- _GIVEN INFORMATION_:
____

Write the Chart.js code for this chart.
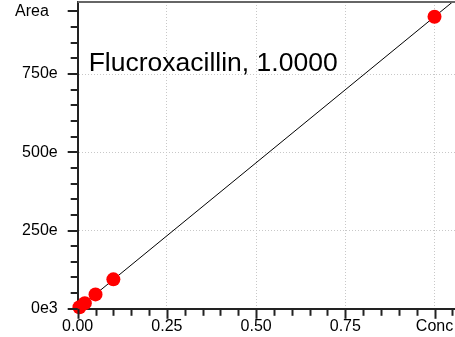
<!DOCTYPE html>
<html>
<head>
<meta charset="utf-8">
<script src="https://cdn.jsdelivr.net/npm/chart.js@4/dist/chart.umd.min.js"></script>
<style>
    html, body { margin: 0; padding: 0; background: #fff; }
    #wrap { width: 455px; height: 337px; position: relative; }
</style>
</head>
<body>
<div id="wrap"><canvas id="calChart"></canvas></div>
<script>
// calibration points
const conc = [0.005, 0.02, 0.05, 0.1, 1.0];
const area = [5, 18, 46, 94, 933];

// fitted line end points
const fitX = [0, 1.06];
const fitY = [0, 989];

// axes
const xMin = 0, xMax = 1.0574, xMinorStep = 0.05;
const yMin = 0, yMax = 980, yMinorStep = 50;
const xMajorTicks = [0, 0.25, 0.5, 0.75, 1.0];
const xTickLabels = ['0.00', '0.25', '0.50', '0.75', 'Conc'];
const yMajorTicks = [0, 250, 500, 750, 950];
const yTickLabels = ['0e3', '250e', '500e', '750e', 'Area'];
const xGridTicks = [0.25, 0.5, 0.75, 1.0];
const yGridTicks = [250, 500, 750];

const titleText = 'Flucroxacillin, 1.0000';

function near(a, b) { return Math.abs(a - b) < 1e-6; }
function majorIndex(list, v) { return list.findIndex(m => near(m, v)); }

function tickValues(min, max, step, bound) {
    const out = [];
    for (let i = 0; min + i * step <= max + 1e-9; i++) out.push(+(min + i * step).toFixed(6));
    if (!near(out[out.length - 1], bound)) out.push(bound);
    return out;
}

const xTicks = tickValues(xMin, 1.05, xMinorStep, xMax);
const yTicks = tickValues(yMin, 950, yMinorStep, yMax);

Chart.defaults.font.family = "'Liberation Sans', Arial, sans-serif";
Chart.defaults.color = '#000';

// tick marks (long at labelled ticks), top frame line, title inside the plot
const decorations = {
    id: 'decorations',
    afterDraw(chart) {
        const ctx = chart.ctx;
        const a = chart.chartArea;
        const xs = chart.scales.x, ys = chart.scales.y;
        ctx.save();
        ctx.strokeStyle = '#222';
        ctx.lineWidth = 2;
        xs.ticks.forEach(t => {
            if (near(t.value, xMax)) return;
            const px = Math.round(xs.getPixelForValue(t.value)) + 0.5;
            const len = majorIndex(xMajorTicks, t.value) >= 0 ? 10 : 7;
            ctx.beginPath();
            ctx.moveTo(px, a.bottom);
            ctx.lineTo(px, a.bottom + len);
            ctx.stroke();
        });
        ys.ticks.forEach(t => {
            if (near(t.value, yMax)) return;
            const py = Math.round(ys.getPixelForValue(t.value));
            const len = majorIndex(yMajorTicks, t.value) >= 0 ? 10 : 7;
            ctx.beginPath();
            ctx.moveTo(a.left, py);
            ctx.lineTo(a.left - len, py);
            ctx.stroke();
        });
        // top frame
        ctx.strokeStyle = '#666';
        ctx.lineWidth = 2;
        ctx.beginPath();
        ctx.moveTo(a.left, a.top);
        ctx.lineTo(a.right, a.top);
        ctx.stroke();
        // title
        ctx.fillStyle = '#000';
        ctx.font = "26.5px 'Liberation Sans', Arial, sans-serif";
        ctx.textBaseline = 'alphabetic';
        ctx.textAlign = 'left';
        ctx.fillText(titleText, a.left + 11, a.top + 69);
        ctx.restore();
    }
};

new Chart(document.getElementById('calChart').getContext('2d'), {
    type: 'scatter',
    data: {
        datasets: [
            {
                label: 'Standards',
                data: conc.map((c, i) => ({x: c, y: area[i]})),
                backgroundColor: '#ff0000',
                borderWidth: 0,
                pointRadius: 7,
                clip: false,
                order: 0
            },
            {
                type: 'line',
                label: 'Fit',
                data: fitX.map((c, i) => ({x: c, y: fitY[i]})),
                borderColor: '#000',
                borderWidth: 1,
                pointRadius: 0,
                fill: false,
                order: 1
            }
        ]
    },
    options: {
        responsive: true,
        maintainAspectRatio: false,
        animation: false,
        layout: {
            autoPadding: false,
            padding: {left: 15, top: 2, right: 0, bottom: 1}
        },
        plugins: {
            legend: {display: false},
            tooltip: {enabled: false}
        },
        scales: {
            x: {
                type: 'linear',
                min: xMin,
                max: xMax,
                afterBuildTicks: function(scale) {
                    scale.ticks = xTicks.map(v => ({value: v}));
                },
                ticks: {
                    autoSkip: false,
                    maxRotation: 0,
                    padding: 0,
                    font: {size: 16},
                    callback: function(v) {
                        if (near(v, xMax)) return [];
                        const k = majorIndex(xMajorTicks, v);
                        return k >= 0 ? xTickLabels[k] : '';
                    }
                },
                grid: {
                    color: ctx => (ctx.tick && xGridTicks.some(g => near(g, ctx.tick.value))) ? '#c8c8c8' : 'transparent',
                    lineWidth: 1,
                    drawTicks: true,
                    tickLength: 8,
                    tickColor: 'transparent'
                },
                border: {
                    color: '#222',
                    width: 2,
                    dash: [1, 2]
                }
            },
            y: {
                type: 'linear',
                min: yMin,
                max: yMax,
                afterBuildTicks: function(scale) {
                    scale.ticks = yTicks.map(v => ({value: v}));
                },
                ticks: {
                    autoSkip: false,
                    padding: 0,
                    font: {size: 16},
                    callback: function(v) {
                        if (near(v, yMax)) return [];
                        const k = majorIndex(yMajorTicks, v);
                        if (k < 0) return '';
                        // the top label sits a little left of the others
                        return near(v, 950) ? yTickLabels[k] + '  ' : yTickLabels[k];
                    }
                },
                grid: {
                    color: ctx => (ctx.tick && yGridTicks.some(g => near(g, ctx.tick.value))) ? '#c8c8c8' : 'transparent',
                    lineWidth: 1,
                    drawTicks: true,
                    tickLength: 20,
                    tickColor: 'transparent'
                },
                border: {
                    color: '#222',
                    width: 2,
                    dash: [1, 2]
                }
            }
        }
    },
    plugins: [decorations]
});
</script>
</body>
</html>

____

- _REQUIRED WORK_: Reproduce only the lines from the beginning of the data through the line that contains "Chart.defaults.color = '#000';", both included, and please drop the pictures.

- _WRITTEN SOLUTION_:
Write the Chart.js code for this chart.
<!DOCTYPE html>
<html>
<head>
<meta charset="utf-8">
<script src="https://cdn.jsdelivr.net/npm/chart.js@4/dist/chart.umd.min.js"></script>
<style>
    html, body { margin: 0; padding: 0; background: #fff; }
    #wrap { width: 455px; height: 337px; position: relative; }
</style>
</head>
<body>
<div id="wrap"><canvas id="calChart"></canvas></div>
<script>
// calibration points
const conc = [0.005, 0.02, 0.05, 0.1, 1.0];
const area = [5, 18, 46, 94, 933];

// fitted line end points
const fitX = [0, 1.06];
const fitY = [0, 989];

// axes
const xMin = 0, xMax = 1.0574, xMinorStep = 0.05;
const yMin = 0, yMax = 980, yMinorStep = 50;
const xMajorTicks = [0, 0.25, 0.5, 0.75, 1.0];
const xTickLabels = ['0.00', '0.25', '0.50', '0.75', 'Conc'];
const yMajorTicks = [0, 250, 500, 750, 950];
const yTickLabels = ['0e3', '250e', '500e', '750e', 'Area'];
const xGridTicks = [0.25, 0.5, 0.75, 1.0];
const yGridTicks = [250, 500, 750];

const titleText = 'Flucroxacillin, 1.0000';

function near(a, b) { return Math.abs(a - b) < 1e-6; }
function majorIndex(list, v) { return list.findIndex(m => near(m, v)); }

function tickValues(min, max, step, bound) {
    const out = [];
    for (let i = 0; min + i * step <= max + 1e-9; i++) out.push(+(min + i * step).toFixed(6));
    if (!near(out[out.length - 1], bound)) out.push(bound);
    return out;
}

const xTicks = tickValues(xMin, 1.05, xMinorStep, xMax);
const yTicks = tickValues(yMin, 950, yMinorStep, yMax);

Chart.defaults.font.family = "'Liberation Sans', Arial, sans-serif";
Chart.defaults.color = '#000';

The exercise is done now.